(Records from a dataset)
★ ★ ★
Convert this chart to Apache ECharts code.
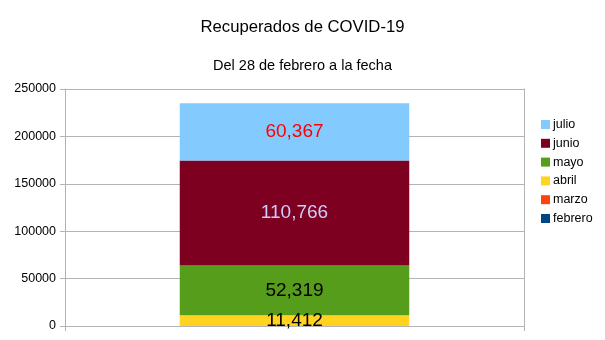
<!DOCTYPE html>
<html><head><meta charset="utf-8">
<script src="https://cdn.jsdelivr.net/npm/echarts@6/dist/echarts.min.js"></script>
<style>html,body{margin:0;padding:0;background:#fff}#c{width:605px;height:340px}</style>
</head><body><div id="c"></div>
<script>
const categories = ['Total'];
const seriesNames = ['febrero', 'marzo', 'abril', 'mayo', 'junio', 'julio'];
const febrero = [0];
const marzo = [0];
const abril = [11412];
const mayo = [52319];
const junio = [110766];
const julio = [60367];
const yTicks = [0, 50000, 100000, 150000, 200000, 250000];

const values = [febrero, marzo, abril, mayo, junio, julio];
const colors = ['#004586', '#ff420e', '#ffd320', '#579d1c', '#7e0021', '#83caff'];
const labelColors = ['#000', '#000', '#000', '#000', '#ccccff', '#ff0000'];
const F = 'Liberation Sans, Arial, sans-serif';

const chart = echarts.init(document.getElementById('c'));
chart.setOption({
  animation: false,
  textStyle: {fontFamily: F},
  title: [
    {text: 'Recuperados de COVID-19', left: 'center', top: 14, textStyle: {fontFamily: F, fontSize: 16.7, fontWeight: 'normal', color: '#000'}},
    {text: 'Del 28 de febrero a la fecha', left: 'center', top: 53, textStyle: {fontFamily: F, fontSize: 14.5, fontWeight: 'normal', color: '#000'}}
  ],
  legend: {
    orient: 'vertical', left: 536, top: 113,
    itemWidth: 9, itemHeight: 9, itemGap: 5.8,
    icon: 'rect',
    data: seriesNames.slice().reverse(),
    textStyle: {fontFamily: F, fontSize: 12.5, color: '#000', padding: [0, 0, 0, -2]}
  },
  grid: {left: 65, right: 81, top: 89, bottom: 14},
  xAxis: {
    type: 'category', data: categories,
    axisLine: {lineStyle: {color: '#b3b3b3'}},
    axisTick: {show: true, length: 5, lineStyle: {color: '#b3b3b3'}},
    axisLabel: {show: false}
  },
  yAxis: [{
    type: 'value', min: yTicks[0], max: yTicks[yTicks.length - 1], interval: 50000,
    axisLine: {show: true, lineStyle: {color: '#b3b3b3'}},
    axisTick: {show: true, length: 5, lineStyle: {color: '#b3b3b3'}},
    axisLabel: {fontFamily: F, fontSize: 12.5, color: '#000', margin: 9, formatter: v => String(v)},
    splitLine: {lineStyle: {color: '#b3b3b3'}}
  }, {
    type: 'value', position: 'right', min: 0, max: 250000, interval: 50000,
    axisLine: {show: true, lineStyle: {color: '#b3b3b3'}},
    axisTick: {show: false}, axisLabel: {show: false}, splitLine: {show: false}
  }],
  series: seriesNames.map((n, i) => ({
    name: n, type: 'bar', stack: 'total', barWidth: '50%',
    data: values[i],
    itemStyle: {color: colors[i]},
    label: {
      show: true, position: 'inside', fontFamily: F, fontSize: 19, color: labelColors[i],
      formatter: p => p.value ? p.value.toLocaleString('en-US') : ''
    }
  }))
});
</script></body></html>
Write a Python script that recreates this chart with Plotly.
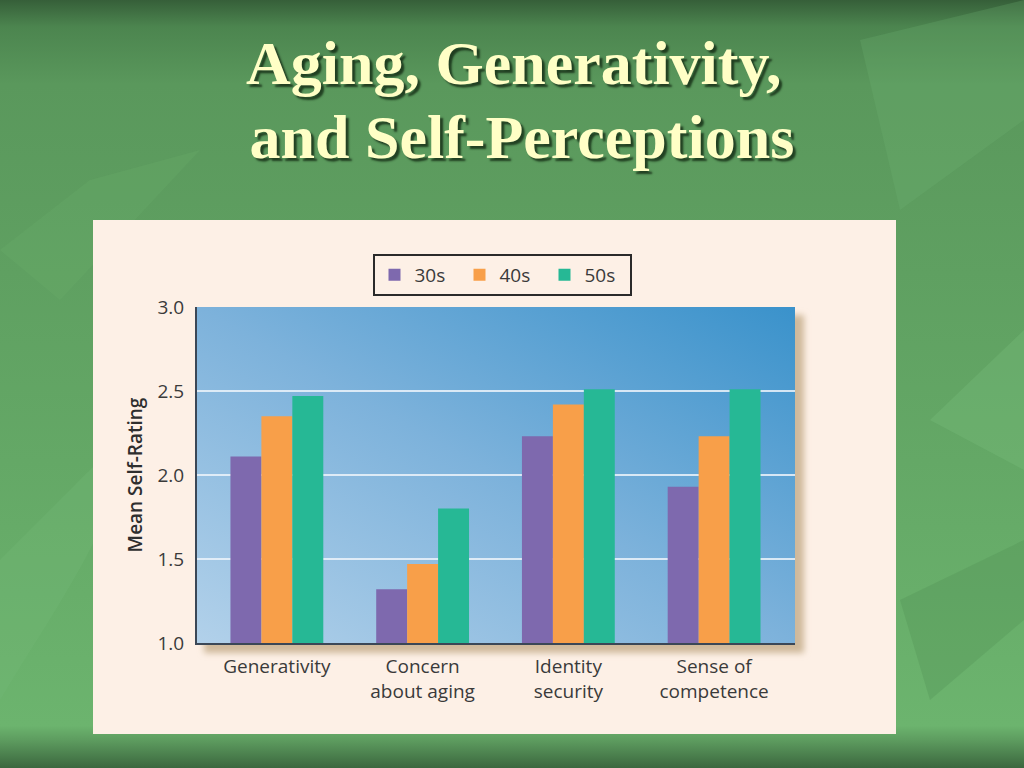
import base64
import plotly.graph_objects as go

# ---------------- data ----------------
categories = ["Generativity", "Concern<br>about aging", "Identity<br>security", "Sense of<br>competence"]
series_names = ["30s", "40s", "50s"]
values_30s = [2.11, 1.32, 2.23, 1.93]
values_40s = [2.35, 1.47, 2.42, 2.23]
values_50s = [2.47, 1.80, 2.51, 2.51]
y_ticks = [1.0, 1.5, 2.0, 2.5, 3.0]
title_lines = ["Aging, Generativity,", " and Self-Perceptions"]
y_title = "Mean Self-Rating"

# ---------------- style ----------------
W, H = 1024, 768
ML, MR, MT, MB = 197, 229, 307, 125
PW, PH = W - ML - MR, H - MT - MB
bar_colors = ["#7e69ae", "#f89f49", "#26b895"]
panel_color = "#fdf0e6"
text_color = "#3a3a3a"
font_sans = "Open Sans"

# background artwork (slide, panel, plot-area gradient) as an SVG image
svg = f"""<svg xmlns='http://www.w3.org/2000/svg' width='{W}' height='{H}' viewBox='0 0 {W} {H}'>
<defs>
<linearGradient id='bg' x1='0' y1='0' x2='0' y2='1'>
<stop offset='0' stop-color='#365f39'/>
<stop offset='0.035' stop-color='#4c854f'/>
<stop offset='0.11' stop-color='#5a985c'/>
<stop offset='0.6' stop-color='#64a866'/>
<stop offset='0.945' stop-color='#6cb46e'/>
<stop offset='0.965' stop-color='#5c9a5e'/>
<stop offset='1' stop-color='#3b673e'/>
</linearGradient>
<linearGradient id='pa' x1='0' y1='1' x2='1' y2='0'>
<stop offset='0' stop-color='#b2d1ea'/>
<stop offset='0.5' stop-color='#7db2db'/>
<stop offset='1' stop-color='#3a92cb'/>
</linearGradient>
<filter id='bl' x='-10%' y='-10%' width='120%' height='120%'><feGaussianBlur stdDeviation='3'/></filter>
</defs>
<rect x='0' y='0' width='{W}' height='{H}' fill='url(#bg)'/>
<path d='M0,700 C60,600 120,520 130,430 C90,470 40,520 0,560 Z' fill='#74b876' opacity='0.35'/>
<path d='M930,420 L1024,330 L1024,470 Z' fill='#78bd7a' opacity='0.35'/>
<path d='M900,600 L1024,540 L1024,620 L930,700 Z' fill='#4f8f52' opacity='0.3'/>
<path d='M860,40 L1024,0 L1024,120 L900,210 Z' fill='#70b372' opacity='0.25'/>
<path d='M0,250 L90,180 L200,150 L60,300 Z' fill='#6aae6c' opacity='0.25'/>
<rect x='93' y='220' width='803' height='514' fill='{panel_color}'/>
<rect x='{ML + 7}' y='{MT + 8}' width='{PW + 2}' height='{PH + 2}' fill='#cfb99b' filter='url(#bl)'/>
<rect x='{ML}' y='{MT}' width='{PW}' height='{PH}' fill='url(#pa)'/>
</svg>"""
bg_uri = "data:image/svg+xml;base64," + base64.b64encode(svg.encode()).decode()

fig = go.Figure()
for name, vals, col in zip(series_names, [values_30s, values_40s, values_50s], bar_colors):
    fig.add_trace(go.Bar(name=name, x=categories, y=vals, marker=dict(color=col, line=dict(width=0)),
                         hoverinfo="x+y+name"))

fig.add_layout_image(dict(source=bg_uri, xref="paper", yref="paper",
                          x=-ML / PW, y=1 + MT / PH, sizex=W / PW, sizey=H / PH,
                          xanchor="left", yanchor="top", sizing="stretch", layer="below"))

title_font = dict(family="Liberation Serif", size=62, color="#ffffc6", weight="bold",
                  shadow="3px 3px 2px rgba(15,35,15,0.75)")
for line, ypix in zip(title_lines, [63, 137]):
    fig.add_annotation(text=line, xref="paper", yref="paper", x=(514 - ML) / PW,
                       y=(H - MB - ypix) / PH, xanchor="center", yanchor="middle",
                       showarrow=False, font=title_font)

fig.update_layout(
    width=W, height=H, autosize=False,
    margin=dict(l=ML, r=MR, t=MT, b=MB, pad=0),
    paper_bgcolor="#5a985c", plot_bgcolor="rgba(0,0,0,0)",
    barmode="group", bargap=0.363, bargroupgap=0,
    font=dict(family=font_sans, color=text_color),
    showlegend=True,
    legend=dict(orientation="h", x=(502 - ML) / PW, y=(H - MB - 275) / PH,
                xanchor="center", yanchor="middle",
                bgcolor=panel_color, bordercolor="#2a2a2a", borderwidth=2,
                entrywidth=40, entrywidthmode="pixels",
                font=dict(family=font_sans, size=19, color=text_color),
                itemclick=False, itemdoubleclick=False),
    xaxis=dict(range=[-0.548, 3.555], showgrid=False, showline=True, linecolor="#3b4756",
               linewidth=2, ticks="", ticklabelstandoff=5, automargin=False,
               tickfont=dict(family=font_sans, size=19, color=text_color)),
    yaxis=dict(range=[1, 3], tickvals=y_ticks, tickformat=".1f", showgrid=True,
               gridcolor="rgba(236,243,250,0.85)", gridwidth=2, zeroline=False,
               showline=True, linecolor="#3b4756", linewidth=2, ticks="",
               ticklabelstandoff=7, automargin=False,
               tickfont=dict(family=font_sans, size=19, color=text_color),
               title=dict(text=y_title, standoff=10,
                          font=dict(family=font_sans, size=19, color="#2e2e2e", weight=600))),
)

fig.write_html("out.html", config={"displayModeBar": False},
               post_script="document.body.style.margin='0';")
★ ★ ★
#### [Stated problem]
Return exactly the lines from the one with "Write a Python" to the one with "import plotly.graph_objects as go", both ends kept, and only those. Images are left out.

#### [Exercise response]
Write a Python script that recreates this chart with Plotly.
import base64
import plotly.graph_objects as go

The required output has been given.